> Exercise instructions
Set down the data below from its first line to the line holding "const namesA = ['50','100','150'];", inclusive; omit all pictures.

> Information shown
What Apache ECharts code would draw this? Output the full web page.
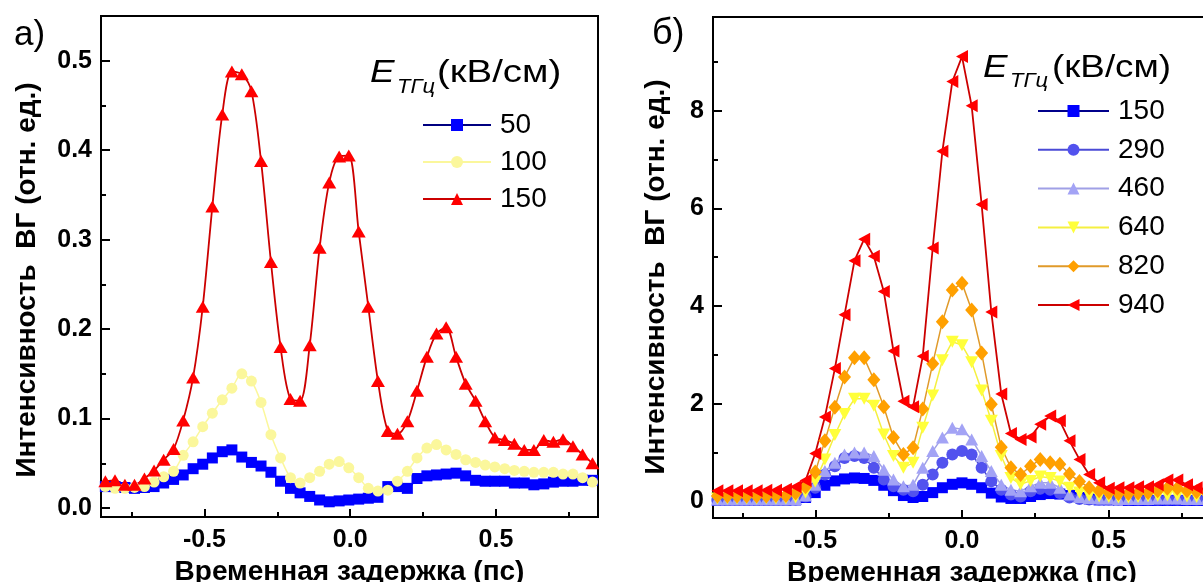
<!DOCTYPE html>
<html><head><meta charset="utf-8">
<script src="https://cdn.jsdelivr.net/npm/echarts@6/dist/echarts.min.js"></script>
<style>html,body{margin:0;padding:0;background:#fff;overflow:hidden;width:1203px;height:582px}#c{width:1220px;height:582px}</style>
</head><body><div id="c"></div><script>
// ---- Panel a) data ----
const timesA = [-0.840,-0.807,-0.773,-0.740,-0.706,-0.673,-0.640,-0.606,-0.573,-0.539,
  -0.506,-0.473,-0.439,-0.406,-0.372,-0.339,-0.306,-0.272,-0.239,-0.205,
  -0.172,-0.139,-0.105,-0.072,-0.038,-0.005,0.029,0.062,0.095,0.129,
  0.162,0.196,0.229,0.263,0.296,0.329,0.363,0.396,0.430,0.463,
  0.496,0.530,0.563,0.597,0.630,0.664,0.697,0.730,0.764,0.797,0.831];
const a50 = [0.024,0.024,0.023,0.022,0.023,0.024,0.028,0.032,0.037,0.044,
  0.049,0.056,0.063,0.065,0.057,0.051,0.047,0.040,0.030,0.022,
  0.017,0.013,0.009,0.007,0.008,0.009,0.010,0.011,0.012,0.024,
  0.024,0.022,0.033,0.036,0.037,0.038,0.039,0.036,0.031,0.030,
  0.030,0.030,0.028,0.028,0.026,0.027,0.029,0.030,0.030,0.031,0.031];
const a100 = [0.024,0.022,0.022,0.023,0.024,0.029,0.035,0.041,0.059,0.074,
  0.091,0.106,0.121,0.134,0.150,0.142,0.118,0.082,0.056,0.034,
  0.028,0.034,0.041,0.049,0.052,0.045,0.034,0.022,0.019,0.020,
  0.030,0.041,0.056,0.067,0.071,0.065,0.060,0.054,0.051,0.048,
  0.046,0.044,0.042,0.041,0.040,0.040,0.040,0.038,0.038,0.034,0.029];
const a150 = [0.030,0.031,0.026,0.026,0.033,0.042,0.054,0.066,0.098,0.146,
  0.225,0.337,0.440,0.488,0.485,0.466,0.388,0.275,0.180,0.122,
  0.120,0.182,0.291,0.364,0.393,0.394,0.309,0.225,0.142,0.086,
  0.083,0.097,0.131,0.169,0.195,0.202,0.169,0.139,0.120,0.097,
  0.079,0.076,0.072,0.065,0.065,0.076,0.074,0.077,0.069,0.060,0.050];
const namesA = ['50','100','150'];

// ---- Panel б) data ----
const timesB = [-0.835,-0.801,-0.768,-0.735,-0.701,-0.668,-0.635,-0.601,-0.568,-0.534,
  -0.501,-0.468,-0.434,-0.401,-0.367,-0.334,-0.301,-0.267,-0.234,-0.200,
  -0.167,-0.134,-0.100,-0.067,-0.033,0.000,0.033,0.067,0.100,0.134,
  0.167,0.200,0.234,0.267,0.301,0.334,0.367,0.401,0.434,0.468,
  0.501,0.534,0.568,0.601,0.635,0.668,0.701,0.735,0.768,0.801,0.835];
const b150 = [0.02,0.02,0.02,0.02,0.02,0.02,0.02,0.02,0.03,0.08,
  0.18,0.33,0.42,0.46,0.48,0.47,0.43,0.33,0.22,0.12,
  0.08,0.10,0.18,0.28,0.35,0.38,0.35,0.28,0.17,0.09,
  0.06,0.06,0.10,0.14,0.16,0.15,0.12,0.08,0.05,0.03,
  0.03,0.03,0.02,0.02,0.02,0.02,0.02,0.02,0.02,0.02,0.02];
const b290 = [0.03,0.03,0.03,0.03,0.03,0.03,0.03,0.03,0.04,0.10,
  0.28,0.55,0.72,0.89,0.93,0.89,0.69,0.45,0.31,0.24,
  0.21,0.34,0.55,0.79,0.96,1.03,0.96,0.69,0.41,0.24,
  0.14,0.10,0.21,0.26,0.24,0.17,0.08,0.05,0.04,0.04,
  0.04,0.04,0.04,0.04,0.04,0.04,0.04,0.04,0.04,0.04,0.04];
const b460 = [0.04,0.04,0.04,0.04,0.04,0.04,0.04,0.04,0.05,0.12,
  0.34,0.62,0.79,0.96,1.00,1.00,0.93,0.65,0.45,0.31,
  0.34,0.69,1.03,1.31,1.51,1.48,1.27,0.93,0.62,0.34,
  0.24,0.21,0.31,0.38,0.38,0.28,0.14,0.09,0.07,0.06,
  0.06,0.05,0.05,0.05,0.05,0.06,0.06,0.06,0.05,0.05,0.05];
const b640 = [0.06,0.06,0.06,0.06,0.06,0.06,0.06,0.06,0.08,0.18,
  0.41,0.86,1.36,1.79,2.10,2.10,1.96,1.37,0.93,0.69,
  0.79,1.51,2.17,2.89,3.27,3.20,2.85,2.27,1.65,0.93,
  0.48,0.35,0.42,0.51,0.48,0.41,0.28,0.18,0.12,0.10,
  0.09,0.08,0.08,0.09,0.10,0.11,0.12,0.12,0.10,0.09,0.09];
const b820 = [0.11,0.11,0.11,0.11,0.11,0.11,0.12,0.12,0.17,0.30,
  0.60,1.24,1.93,2.55,2.94,2.94,2.49,1.94,1.31,0.96,
  1.10,1.89,2.82,3.68,4.33,4.47,3.92,3.04,1.99,1.11,
  0.69,0.55,0.72,0.86,0.79,0.76,0.56,0.41,0.28,0.22,
  0.18,0.16,0.16,0.17,0.18,0.22,0.27,0.27,0.22,0.20,0.18];
const b940 = [0.22,0.22,0.22,0.22,0.22,0.23,0.23,0.25,0.30,0.43,
  0.98,1.73,2.72,3.82,4.93,5.37,5.02,4.30,3.08,2.05,
  1.94,2.97,5.19,7.17,8.60,9.11,8.10,6.08,3.88,2.20,
  1.39,1.27,1.32,1.58,1.75,1.65,1.24,0.86,0.55,0.38,
  0.27,0.28,0.28,0.30,0.30,0.34,0.44,0.44,0.34,0.28,0.25];
const namesB = ['150','290','460','640','820','940'];

// ---- ticks / labels ----
const xMajor = [-0.5, 0, 0.5];
const xMinor = [-0.75, -0.25, 0.25, 0.75];
const yMajorA = [0, 0.1, 0.2, 0.3, 0.4, 0.5];
const yMinorA = [0.05, 0.15, 0.25, 0.35, 0.45];
const yMajorB = [0, 2, 4, 6, 8];
const yMinorB = [1, 3, 5, 7, 9];
const xTitle = 'Временная задержка (пс)';
const yTitle = 'Интенсивность  ВГ (отн. ед.)';

const FF = '"Liberation Sans", Arial, sans-serif';
const SYM_TD = 'path://M0,0L10,0L5,10Z';
const SYM_TL = 'path://M0,5L10,0L10,10Z';

function zip(t, v) { return t.map((x, i) => [x, v[i]]); }

function ser(name, ax, t, v, symbol, size, fill, line, smooth, lw) {
  return {
    type: 'line', name: name, xAxisIndex: ax, yAxisIndex: ax,
    data: zip(t, v), symbol: symbol, symbolSize: size, smooth: smooth,
    showAllSymbol: true, animation: false,
    itemStyle: { color: fill, borderWidth: 0 },
    lineStyle: { color: line, width: lw },
    emphasis: { disabled: true }
  };
}

const tickStyle = { color: '#000', width: 2 };
function mainX(g, min, max) {
  return {
    type: 'value', gridIndex: g, min: min, max: max, position: 'bottom',
    axisLine: { show: true, onZero: false, lineStyle: { color: '#000', width: 2 } },
    axisTick: { show: true, inside: true, length: 8, customValues: xMajor, lineStyle: tickStyle },
    axisLabel: { customValues: xMajor, formatter: v => v.toFixed(1), color: '#000',
      fontFamily: FF, fontWeight: 'bold', fontSize: 25, margin: 11 },
    splitLine: { show: false },
    name: xTitle, nameLocation: 'middle', nameGap: 38,
    nameTextStyle: { fontFamily: FF, fontWeight: 'bold', fontSize: 28, color: '#000' }
  };
}
function minorX(g, min, max) {
  return {
    type: 'value', gridIndex: g, min: min, max: max, position: 'bottom',
    axisLine: { show: false, onZero: false },
    axisTick: { show: true, inside: true, length: 5, customValues: xMinor, lineStyle: tickStyle },
    axisLabel: { show: false }, splitLine: { show: false }
  };
}
function mainY(g, min, max, major, fmt, gap, pad) {
  return {
    type: 'value', gridIndex: g, min: min, max: max, position: 'left',
    axisLine: { show: true, onZero: false, lineStyle: { color: '#000', width: 2 } },
    axisTick: { show: true, inside: true, length: 9, customValues: major, lineStyle: tickStyle },
    axisLabel: { customValues: major, formatter: fmt, color: '#000',
      fontFamily: FF, fontWeight: 'bold', fontSize: 25, margin: 9 },
    splitLine: { show: false },
    name: yTitle, nameLocation: 'middle', nameGap: gap, nameRotate: 90,
    nameTextStyle: { fontFamily: FF, fontWeight: 'bold', fontSize: 28, color: '#000', padding: [0, pad, 0, 0] }
  };
}
function minorY(g, min, max, minor) {
  return {
    type: 'value', gridIndex: g, min: min, max: max, position: 'left',
    axisLine: { show: false, onZero: false },
    axisTick: { show: true, inside: true, length: 5, customValues: minor, lineStyle: tickStyle },
    axisLabel: { show: false }, splitLine: { show: false }
  };
}

const legendText = { fontFamily: FF, fontSize: 28, color: '#000', lineHeight: 26, padding: [0, 0, 0, 4] };

function ttl(x, y, text, size, italic, sx) {
  return { type: 'text', x: x, y: y, scaleX: sx, scaleY: 1,
    style: { text: text, font: (italic ? 'italic ' : '') + size + 'px ' + FF, fill: '#000', verticalAlign: 'middle' } };
}

const gridBase = { show: true, borderColor: '#000', borderWidth: 2, backgroundColor: 'transparent',
  containLabel: false, outerBoundsMode: 'none' };

const option = {
  animation: false,
  backgroundColor: '#fff',
  grid: [
    Object.assign({ left: 101, top: 16, width: 497, height: 501 }, gridBase),
    Object.assign({ left: 713, top: 17, width: 498, height: 501 }, gridBase)
  ],
  xAxis: [ mainX(0, -0.855, 0.85), mainX(1, -0.85, 0.85), minorX(0, -0.855, 0.85), minorX(1, -0.85, 0.85) ],
  yAxis: [
    mainY(0, -0.01, 0.55, yMajorA, v => v.toFixed(1), 60, 27),
    mainY(1, -0.34, 9.92, yMajorB, v => String(v), 43, 19),
    minorY(0, -0.01, 0.55, yMinorA),
    minorY(1, -0.34, 9.92, yMinorB)
  ],
  legend: [
    { data: namesA.map(n => 'a' + n), orient: 'vertical', left: 422, top: 111, padding: 0,
      itemWidth: 68, itemHeight: 15, itemGap: 9, selectedMode: false,
      formatter: n => n.slice(1), textStyle: legendText },
    { data: namesB.map(n => 'b' + n), orient: 'vertical', left: 1037, top: 97, padding: 0,
      itemWidth: 71, itemHeight: 15, itemGap: 10.8, selectedMode: false,
      formatter: n => n.slice(1), textStyle: legendText }
  ],
  graphic: [
    { type: 'text', left: 14, top: 18, style: { text: 'а)', font: '35px ' + FF, fill: '#000' } },
    { type: 'text', left: 652, top: 16, style: { text: 'б)', font: '36px ' + FF, fill: '#000' } },
    ttl(370, 73, 'E', 32, true, 1.15),
    ttl(397, 87, 'ТГц', 20, true, 1.1),
    ttl(437, 73, '(кВ/см)', 32, false, 1.2),
    ttl(983, 68, 'E', 32, true, 1.15),
    ttl(1010, 81, 'ТГц', 20, true, 1.1),
    ttl(1052, 68, '(кВ/см)', 32, false, 1.15)
  ],
  series: [
    ser('a50', 0, timesA, a50, 'rect', 11, '#0000ff', '#000080', 0.3, 1.5),
    ser('a100', 0, timesA, a100, 'circle', 11, '#fbf79c', '#fbf79c', 0.3, 1.5),
    ser('a150', 0, timesA, a150, 'triangle', [14, 12], '#ff0000', '#cc0000', 0.3, 1.8),
    ser('b150', 1, timesB, b150, 'rect', 11, '#0000ff', '#00008b', false, 1.5),
    ser('b290', 1, timesB, b290, 'circle', 12, '#5252ee', '#4a4ad6', false, 1.5),
    ser('b460', 1, timesB, b460, 'triangle', [13, 12], '#a3a3f5', '#a0a0e6', false, 1.5),
    ser('b640', 1, timesB, b640, SYM_TD, [13, 12], '#ffff3a', '#f5f040', false, 1.5),
    ser('b820', 1, timesB, b820, 'diamond', [13, 15], '#ffa000', '#e09a2a', false, 1.5),
    ser('b940', 1, timesB, b940, SYM_TL, [12, 13], '#ff0000', '#cc0000', false, 1.8)
  ]
};
const chart = echarts.init(document.getElementById('c'), null, { renderer: 'canvas' });
chart.setOption(option);
</script></body></html>
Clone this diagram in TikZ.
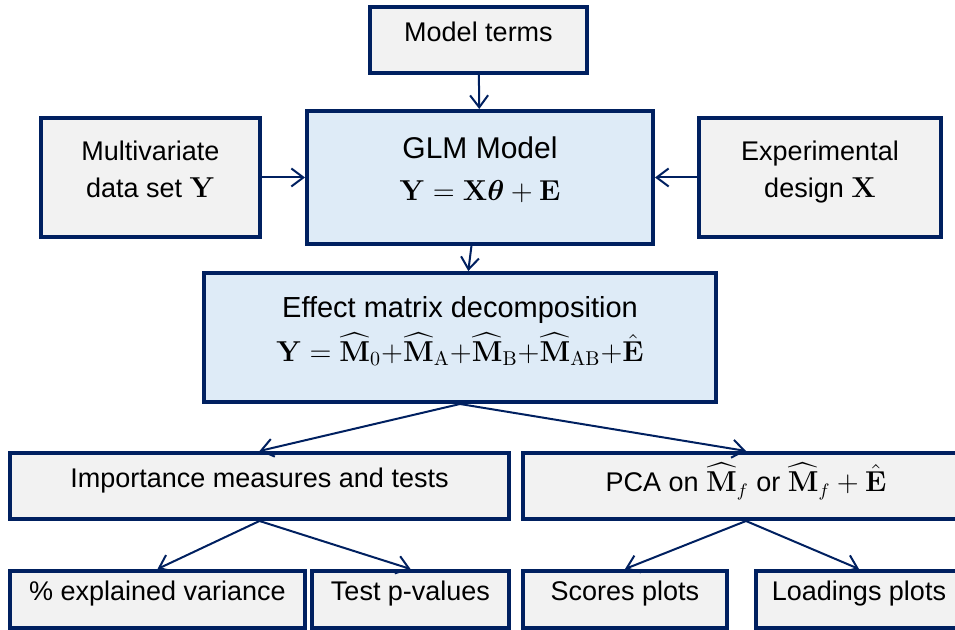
\documentclass[tikz,border=0pt]{standalone}
\usepackage{amsmath,bm}
\usepackage[no-math]{fontspec}
\setmainfont{Liberation Sans}
\usetikzlibrary{arrows.meta}

\definecolor{navy}{HTML}{002060}
\definecolor{boxgray}{HTML}{F2F2F2}
\definecolor{boxblue}{HTML}{DEEBF7}

\tikzset{
  box/.style={draw=navy, line width=2pt, fill=boxgray, align=center,
    inner sep=2pt, text depth=8.5pt, font=\fontsize{13.5}{18.5}\selectfont},
  mainbox/.style={box, fill=boxblue},
  link/.style={navy, line width=1pt, -{Straight Barb[length=6pt,width=9pt]}}
}

\begin{document}
\begin{tikzpicture}[x=0.5pt,y=-0.5pt]
\useasboundingbox (0,0) rectangle (955,630);

% inputs of the model
\node[box, minimum width=108.5pt, minimum height=33pt] (terms) at (478.5,40) {Model terms};
\node[box, minimum width=109.5pt, minimum height=59.5pt] (data) at (150.5,177.5)
  {Multivariate\\data set $\mathbf{Y}$};
\node[box, minimum width=121pt, minimum height=59.5pt] (design) at (820,177.5)
  {Experimental\\design $\mathbf{X}$};

% model and decomposition
\node[mainbox, minimum width=173pt, minimum height=66.5pt, font=\fontsize{15}{21}\selectfont]
  (glm) at (480,177.5)
  {GLM Model\\$\mathbf{Y}=\mathbf{X}\bm{\theta}+\mathbf{E}$};
\node[mainbox, minimum width=256pt, minimum height=64.5pt, font=\fontsize{14.5}{22}\selectfont]
  (effect) at (460,337.5)
  {Effect matrix decomposition\\
   $\mathbf{Y}=\widehat{\mathbf{M}}_0{+}\widehat{\mathbf{M}}_{\mathrm{A}}{+}\widehat{\mathbf{M}}_{\mathrm{B}}{+}\widehat{\mathbf{M}}_{\mathrm{AB}}{+}\hat{\mathbf{E}}$};

% analysis
\node[box, minimum width=249.5pt, minimum height=33pt] (imp) at (259.5,486)
  {Importance measures and tests};
\node[box, minimum width=223pt, minimum height=33pt] (pca) at (746,486)
  {PCA on $\widehat{\mathbf{M}}_f$ or $\widehat{\mathbf{M}}_f+\hat{\mathbf{E}}$};

% results
\node[box, minimum width=147.5pt, minimum height=28.5pt] (expl) at (157.5,599.5)
  {\% explained variance};
\node[box, minimum width=98.5pt, minimum height=28.5pt] (pval) at (410.5,599.5)
  {Test p-values};
\node[box, minimum width=102pt, minimum height=28.5pt] (scores) at (625,599.5)
  {Scores plots};
\node[box, minimum width=103pt, minimum height=28.5pt] (load) at (859,599.5)
  {Loadings plots};

\draw[link] (terms) -- (glm);
\draw[link] (data) -- (glm);
\draw[link] (design) -- (glm);
\draw[link] (glm) -- (effect);
\draw[link] (effect.south) -- (imp.north);
\draw[link] (effect.south) -- (pca.north);
\draw[link] (imp.south) -- (expl.north);
\draw[link] (imp.south) -- (pval.north);
\draw[link] (pca.south) -- (scores.north);
\draw[link] (pca.south) -- (load.north);
\end{tikzpicture}
\end{document}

> Task solution
What Apache ECharts code would draw this? Output the full web page.
<!DOCTYPE html>
<html><head><meta charset="utf-8">
<script src="https://cdn.jsdelivr.net/npm/echarts@6/dist/echarts.min.js"></script>
<style>html,body{margin:0;padding:0;background:#fff;overflow:hidden;width:1203px;height:582px}#c{width:1220px;height:582px}</style>
</head><body><div id="c"></div><script>
// ---- Panel a) data ----
const timesA = [-0.840,-0.807,-0.773,-0.740,-0.706,-0.673,-0.640,-0.606,-0.573,-0.539,
  -0.506,-0.473,-0.439,-0.406,-0.372,-0.339,-0.306,-0.272,-0.239,-0.205,
  -0.172,-0.139,-0.105,-0.072,-0.038,-0.005,0.029,0.062,0.095,0.129,
  0.162,0.196,0.229,0.263,0.296,0.329,0.363,0.396,0.430,0.463,
  0.496,0.530,0.563,0.597,0.630,0.664,0.697,0.730,0.764,0.797,0.831];
const a50 = [0.024,0.024,0.023,0.022,0.023,0.024,0.028,0.032,0.037,0.044,
  0.049,0.056,0.063,0.065,0.057,0.051,0.047,0.040,0.030,0.022,
  0.017,0.013,0.009,0.007,0.008,0.009,0.010,0.011,0.012,0.024,
  0.024,0.022,0.033,0.036,0.037,0.038,0.039,0.036,0.031,0.030,
  0.030,0.030,0.028,0.028,0.026,0.027,0.029,0.030,0.030,0.031,0.031];
const a100 = [0.024,0.022,0.022,0.023,0.024,0.029,0.035,0.041,0.059,0.074,
  0.091,0.106,0.121,0.134,0.150,0.142,0.118,0.082,0.056,0.034,
  0.028,0.034,0.041,0.049,0.052,0.045,0.034,0.022,0.019,0.020,
  0.030,0.041,0.056,0.067,0.071,0.065,0.060,0.054,0.051,0.048,
  0.046,0.044,0.042,0.041,0.040,0.040,0.040,0.038,0.038,0.034,0.029];
const a150 = [0.030,0.031,0.026,0.026,0.033,0.042,0.054,0.066,0.098,0.146,
  0.225,0.337,0.440,0.488,0.485,0.466,0.388,0.275,0.180,0.122,
  0.120,0.182,0.291,0.364,0.393,0.394,0.309,0.225,0.142,0.086,
  0.083,0.097,0.131,0.169,0.195,0.202,0.169,0.139,0.120,0.097,
  0.079,0.076,0.072,0.065,0.065,0.076,0.074,0.077,0.069,0.060,0.050];
const namesA = ['50','100','150'];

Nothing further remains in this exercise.